同社は県内の湘南地区や中西部において既に揺るぎないブランド力と業界シェアを確立しており、また、横浜市内でも着実にスクール数を増やし生徒数の獲得を進めるなか、今後は横浜市内での着実な展開に加えて今まで手薄だった川崎市での新規開校に注力していく方針を打ち出している。教室の展開は、地域集中型のドミナント戦略を基本としている。また、生徒の募集活動に関して過大な広告宣伝費をかけずに、生徒やその保護者による口コミ情報を基本に据えていることが特徴の1つとなっている(一部折込みチラシを活用)。このため、同社の広告宣伝費率(対売上比)は1%台と業界平均を大きく下回っている。ここ最近では定員数に達して募集を打ち切るスクールも増えてきており、広告宣伝費の削減にもつながっている。これらは同社の教育サービスに対する生徒・保護者からの高い評価の反映とも言える。

(3) 高い収益性・安定性

3つ目の特徴としては、業界のなかでも高い収益性を誇り、かつ抜群の収益安定性を兼ね備えていることが挙げられる。
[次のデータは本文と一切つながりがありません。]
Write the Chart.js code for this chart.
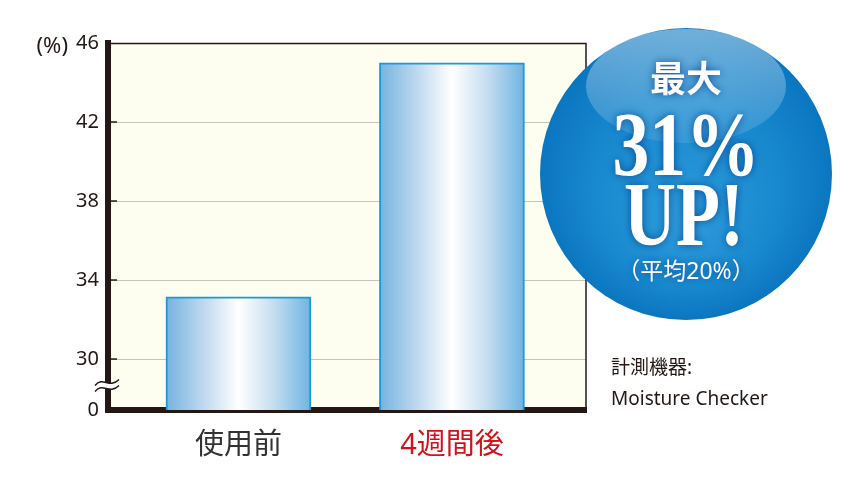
<!DOCTYPE html>
<html>
<head>
<meta charset="utf-8">
<script src="https://cdn.jsdelivr.net/npm/chart.js@4.4.1/dist/chart.umd.min.js"></script>
<style>
  html, body { margin: 0; padding: 0; background: #fff; }
</style>
</head>
<body>
<canvas id="chart" width="865" height="487"></canvas>
<script>
const categories = ['使用前', '4週間後'];
const categoryColors = ['#333333', '#d0121b'];
const values = [33.15, 45.0];
const yTicks = [30, 34, 38, 42, 46];
const zeroLabel = '0';
const zeroAt = 27.42; // where the broken axis puts "0"
const yMax = 46;

const INK = '#231815';
const FONT = '"Noto Sans", "Noto Sans CJK JP", sans-serif';
const SERIF = '"Liberation Serif", "DejaVu Serif", serif';
const BAR_W = 145;

// bar fill: blue at the edges, white in the middle
function barFill(context) {
    const chart = context.chart;
    const xs = chart.scales.x;
    if (!xs || !chart.chartArea) return '#9cc8ea';
    const raw = context.raw;
    const cx = xs.getPixelForValue(raw ? raw.x : 1);
    const g = chart.ctx.createLinearGradient(cx - BAR_W / 2, 0, cx + BAR_W / 2, 0);
    g.addColorStop(0, '#74b3e0');
    g.addColorStop(0.25, '#bcd7ee');
    g.addColorStop(0.5, '#ffffff');
    g.addColorStop(0.75, '#c3dcf0');
    g.addColorStop(1, '#6db4e2');
    return g;
}

const plotDeco = {
    id: 'plotDeco',
    beforeDraw(chart) {
        const { ctx, chartArea: a } = chart;
        ctx.save();
        ctx.fillStyle = '#fdfdf0';
        ctx.fillRect(a.left, a.top, a.right - a.left, a.bottom - a.top);
        ctx.restore();
    },
    afterDraw(chart) {
        const { ctx, chartArea: a } = chart;
        const ys = chart.scales.y;
        ctx.save();

        // thin frame on top and right
        ctx.strokeStyle = INK;
        ctx.lineWidth = 1.5;
        ctx.beginPath();
        ctx.moveTo(a.left, a.top + 0.5);
        ctx.lineTo(a.right, a.top + 0.5);
        ctx.lineTo(a.right, a.bottom);
        ctx.stroke();

        // short inner tick marks
        ctx.lineWidth = 1.5;
        yTicks.slice(0, -1).forEach(v => {
            const y = ys.getPixelForValue(v);
            ctx.beginPath();
            ctx.moveTo(a.left, y);
            ctx.lineTo(a.left + 9, y);
            ctx.stroke();
        });

        // axis break mark
        const yb = (ys.getPixelForValue(zeroAt) + ys.getPixelForValue(30)) / 2 + 1;
        const x0 = a.left - 13, x1 = a.left + 11;
        const wave = (off) => {
            ctx.moveTo(x0, yb + off + 3);
            ctx.bezierCurveTo(x0 + 8, yb + off - 7, x0 + 14, yb + off + 7, x1, yb + off - 3);
        };
        ctx.beginPath();
        ctx.moveTo(x0, yb);
        ctx.bezierCurveTo(x0 + 8, yb - 10, x0 + 14, yb + 4, x1, yb - 6);
        ctx.lineTo(x1, yb);
        ctx.bezierCurveTo(x0 + 14, yb + 10, x0 + 8, yb - 4, x0, yb + 6);
        ctx.closePath();
        ctx.fillStyle = '#ffffff';
        ctx.fill();
        ctx.beginPath();
        wave(-3);
        wave(3);
        ctx.strokeStyle = INK;
        ctx.lineWidth = 1.4;
        ctx.stroke();

        // unit
        ctx.fillStyle = INK;
        ctx.font = '22px ' + FONT;
        ctx.textAlign = 'right';
        ctx.textBaseline = 'middle';
        ctx.fillText('(%)', 68, ys.getPixelForValue(yMax) + 4);

        // instrument note
        ctx.textAlign = 'left';
        ctx.font = '19px ' + FONT;
        ctx.fillText('計測機器:', 611, 369);
        ctx.fillText('Moisture Checker', 611, 400);

        // badge
        const cx = 686, cy = 174, r = 146;
        const rg = ctx.createRadialGradient(cx, cy + 50, 10, cx, cy, r);
        rg.addColorStop(0, '#2c9ad9');
        rg.addColorStop(0.6, '#1889cf');
        rg.addColorStop(1, '#0b76c0');
        ctx.beginPath();
        ctx.arc(cx, cy, r, 0, Math.PI * 2);
        ctx.fillStyle = rg;
        ctx.fill();

        const hg = ctx.createLinearGradient(0, 28, 0, 142);
        hg.addColorStop(0, 'rgba(255,255,255,0.42)');
        hg.addColorStop(1, 'rgba(255,255,255,0.1)');
        ctx.beginPath();
        ctx.ellipse(cx, 86, 100, 57, 0, 0, Math.PI * 2);
        ctx.fillStyle = hg;
        ctx.fill();

        ctx.fillStyle = '#ffffff';
        ctx.shadowColor = 'rgba(0,60,140,0.85)';
        ctx.shadowBlur = 8;
        ctx.textAlign = 'center';
        ctx.textBaseline = 'middle';
        ctx.font = 'bold 36px "Noto Sans CJK JP", sans-serif';
        ctx.fillText('最大', cx, 78);

        ctx.textBaseline = 'alphabetic';
        ctx.save();
        ctx.translate(cx, 175);
        ctx.scale(0.8, 1);
        ctx.font = 'bold 92px ' + SERIF;
        ctx.fillText('31%', 0, 0);
        ctx.restore();

        ctx.save();
        ctx.translate(cx - 2, 245);
        ctx.scale(0.8, 1);
        ctx.font = 'bold 90px ' + SERIF;
        ctx.fillText('UP!', 0, 0);
        ctx.restore();

        ctx.textBaseline = 'middle';
        ctx.font = '23px ' + FONT;
        ctx.fillText('（平均20%）', cx, 272);

        ctx.restore();
    }
};

new Chart(document.getElementById('chart'), {
    type: 'bar',
    data: {
        datasets: [{
            data: values.map((v, i) => ({ x: i + 1, y: v })),
            backgroundColor: barFill,
            borderColor: '#1b98d8',
            borderWidth: 2,
            borderSkipped: 'bottom',
            barThickness: BAR_W
        }]
    },
    options: {
        responsive: false,
        animation: false,
        devicePixelRatio: 1,
        layout: { padding: { top: 43, right: 279, bottom: 0, left: 0 } },
        plugins: { legend: { display: false }, tooltip: { enabled: false } },
        scales: {
            x: {
                type: 'linear',
                offset: false,
                min: 0.389,
                max: 2.628,
                afterBuildTicks: (scale) => {
                    scale.ticks = categories.map((c, i) => ({ value: i + 1 }));
                },
                afterFit: (scale) => { scale.height = 77; },
                grid: { display: false, drawTicks: false },
                border: { display: true, color: INK, width: 6 },
                ticks: {
                    padding: 18,
                    autoSkip: false,
                    maxRotation: 0,
                    color: (ctx) => categoryColors[ctx.index],
                    font: { family: FONT, size: 29 },
                    callback: (v, i) => categories[i]
                }
            },
            y: {
                min: zeroAt,
                max: yMax,
                afterBuildTicks: (scale) => {
                    scale.ticks = [zeroAt].concat(yTicks).map(v => ({ value: v }));
                },
                afterFit: (scale) => { scale.width = 108; },
                grid: {
                    drawTicks: false,
                    lineWidth: 1,
                    color: (ctx) => (ctx.tick && ctx.tick.value > zeroAt && ctx.tick.value < yMax) ? '#c4c4bc' : 'rgba(0,0,0,0)'
                },
                border: { display: true, color: INK, width: 6 },
                ticks: {
                    padding: 9,
                    color: INK,
                    font: { family: FONT, size: 20 },
                    callback: (v) => v === zeroAt ? zeroLabel : String(v)
                }
            }
        }
    },
    plugins: [plotDeco]
});
</script>
</body>
</html>
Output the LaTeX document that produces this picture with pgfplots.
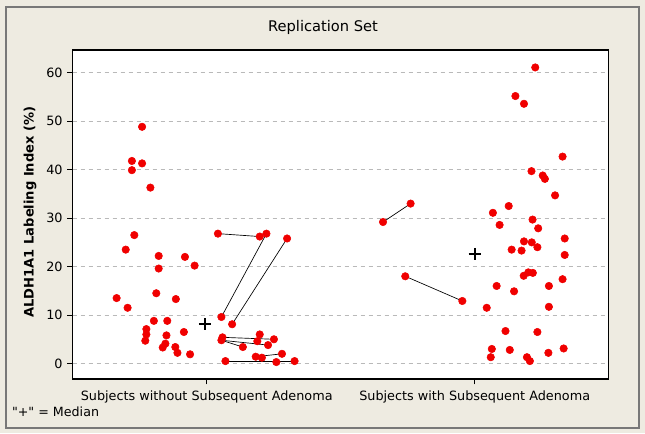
\documentclass[border=0pt]{standalone}
\usepackage{pgfplots}
\pgfplotsset{compat=1.18}
\usepackage{fontspec}
\setmainfont{DejaVu Sans}
\newfontfamily\plainfont{DejaVu Sans}[Ligatures=TeXOff]
\definecolor{bg}{RGB}{238,235,225}
\definecolor{frame}{RGB}{120,120,120}
\definecolor{dotred}{RGB}{240,0,0}
\begin{document}
\begin{tikzpicture}
\fill[bg] (0,0) rectangle (483.75pt,324.75pt);
\draw[frame, line width=0.9pt] (4.5pt,3.75pt) rectangle (479.25pt,319.5pt);
\node[font=\fontsize{11}{13}\selectfont] at (242.25pt,304.5pt) {Replication Set};
\node[anchor=west, font=\plainfont\fontsize{9.5}{11}\selectfont] at (5.5pt,15.75pt) {"+" = Median};
\node[rotate=90, font=\fontsize{9.8}{12}\selectfont\bfseries] at (22.5pt,165.75pt) {ALDH1A1 Labeling Index (\%)};
\begin{axis}[
  at={(54.5pt,40.5pt)}, anchor=south west,
  scale only axis, width=402pt, height=246.75pt,
  xmin=0.5, xmax=2.5, ymin=-3.2, ymax=64.7,
  axis background/.style={fill=white},
  axis line style={black, line width=0.8pt},
  xtick={1,2}, xticklabels={Subjects without Subsequent Adenoma, Subjects with Subsequent Adenoma},
  ytick={0,10,20,30,40,50,60},
  tick align=outside, major tick length=4pt,
  xtick pos=bottom, ytick pos=left,
  tick style={black, line width=0.6pt},
  ymajorgrids, grid style={dashed, gray!55, line width=0.6pt},
  tick label style={font=\fontsize{9.6}{11}\selectfont},
  /pgf/number format/assume math mode=true,
  xticklabel style={yshift=-1pt},
  clip=false,
]
% paired lines
\addplot[black, line width=0.5pt] coordinates {(1.042,26.8) (1.198,26.2)};
\addplot[black, line width=0.5pt] coordinates {(1.055,9.6) (1.223,26.8)};
\addplot[black, line width=0.5pt] coordinates {(1.095,8.1) (1.300,25.8)};
\addplot[black, line width=0.5pt] coordinates {(1.059,5.4) (1.251,5.0)};
\addplot[black, line width=0.5pt] coordinates {(1.055,4.8) (1.229,3.8)};
\addplot[black, line width=0.5pt] coordinates {(1.055,4.8) (1.135,3.4)};
\addplot[black, line width=0.5pt] coordinates {(1.183,1.4) (1.281,2.0)};
\addplot[black, line width=0.5pt] coordinates {(1.070,0.5) (1.328,0.5)};
\addplot[black, line width=0.5pt] coordinates {(1.658,29.2) (1.761,33.0)};
\addplot[black, line width=0.5pt] coordinates {(1.741,18.0) (1.954,12.9)};
% group 1 points
\addplot[only marks, mark=*, mark size=2.8pt, color=dotred] coordinates {
(0.759,48.85) (0.721,41.8) (0.759,41.3) (0.721,39.9) (0.790,36.3)
(0.730,26.5) (0.698,23.5) (0.821,22.2) (0.919,22.0) (0.955,20.2)
(0.821,19.6) (0.664,13.5) (0.812,14.5) (0.885,13.3) (0.705,11.5)
(0.803,8.8) (0.853,8.8) (0.775,7.1) (0.775,6.0) (0.771,4.7)
(0.850,5.8) (0.915,6.5) (0.846,4.1) (0.836,3.3) (0.883,3.4)
(0.891,2.2) (0.938,1.9)
(1.042,26.8) (1.198,26.2) (1.223,26.8) (1.300,25.8)
(1.055,9.6) (1.095,8.1) (1.059,5.4) (1.055,4.8) (1.251,5.0)
(1.229,3.8) (1.135,3.4) (1.198,6.0) (1.189,4.6) (1.281,2.0)
(1.183,1.4) (1.206,1.2) (1.260,0.3) (1.070,0.5) (1.328,0.5)
};
% group 2 points
\addplot[only marks, mark=*, mark size=2.8pt, color=dotred] coordinates {
(1.658,29.2) (1.761,33.0) (1.741,18.0) (1.954,12.9)
(2.226,61.1) (2.152,55.2) (2.184,53.6) (2.328,42.7) (2.212,39.7)
(2.254,38.8) (2.262,38.1) (2.300,34.7) (2.127,32.5) (2.068,31.1)
(2.093,28.6) (2.216,29.7) (2.237,27.9) (2.336,25.8) (2.184,25.2)
(2.213,25.0) (2.234,24.0) (2.138,23.5) (2.175,23.3) (2.336,22.4)
(2.183,18.1) (2.200,18.8) (2.217,18.7) (2.328,17.4) (2.082,16.0)
(2.277,16.0) (2.147,14.9) (2.045,11.5) (2.277,11.7) (2.115,6.7)
(2.234,6.5) (2.064,3.0) (2.131,2.8) (2.332,3.1) (2.275,2.2)
(2.060,1.3) (2.195,1.3) (2.206,0.5)
};
% medians
\addplot[only marks, mark=+, mark size=4.5pt, black, line width=1.4pt] coordinates {(0.993,8.1) (2.0,22.6)};
\end{axis}
\end{tikzpicture}
\end{document}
この要因としては、広告宣伝費率の低さに加えて、進学塾としての圧倒的なブランド力や高い顧客満足度により入塾を希望する生徒が多く、教室当たり平均生徒数が高水準で安定していること、校舎の開設も教師の育成に合わせて、年間で3~4校と無理のないペースで進めていること、事業を学習塾に特化しているため本社機能がスリム化されていること、などが挙げられる。2020年9月期はコロナ禍での授業料の返還や特別授業料の適用を行ったことで営業利益率が20%の水準を下回ったが、こうした施策を取ったことで逆に生徒や保護者からの信頼感が高まり、2021年9月期には生徒数の増加によって26.9%と過去最高を更新している。

また、顧客満足度の客観的評価として、2021年のオリコン顧客満足度(R)ランキングにおいて、「小学生 集団塾 首都圏」ランキングで6年連続1位、「高校受験 集団塾 首都圏」ランキングで5年連続1位、「大学受験 塾・予備校 現役 首都圏」ランキングで4年連続1位をそれぞれ獲得した。イード・アワード2021「塾」では、「中学生/集団指導の部 総合満足度」において3年連続で最優秀賞を獲得しており、実際に通塾する生徒や保護者から高い評価を受けていることが明らかとなっている。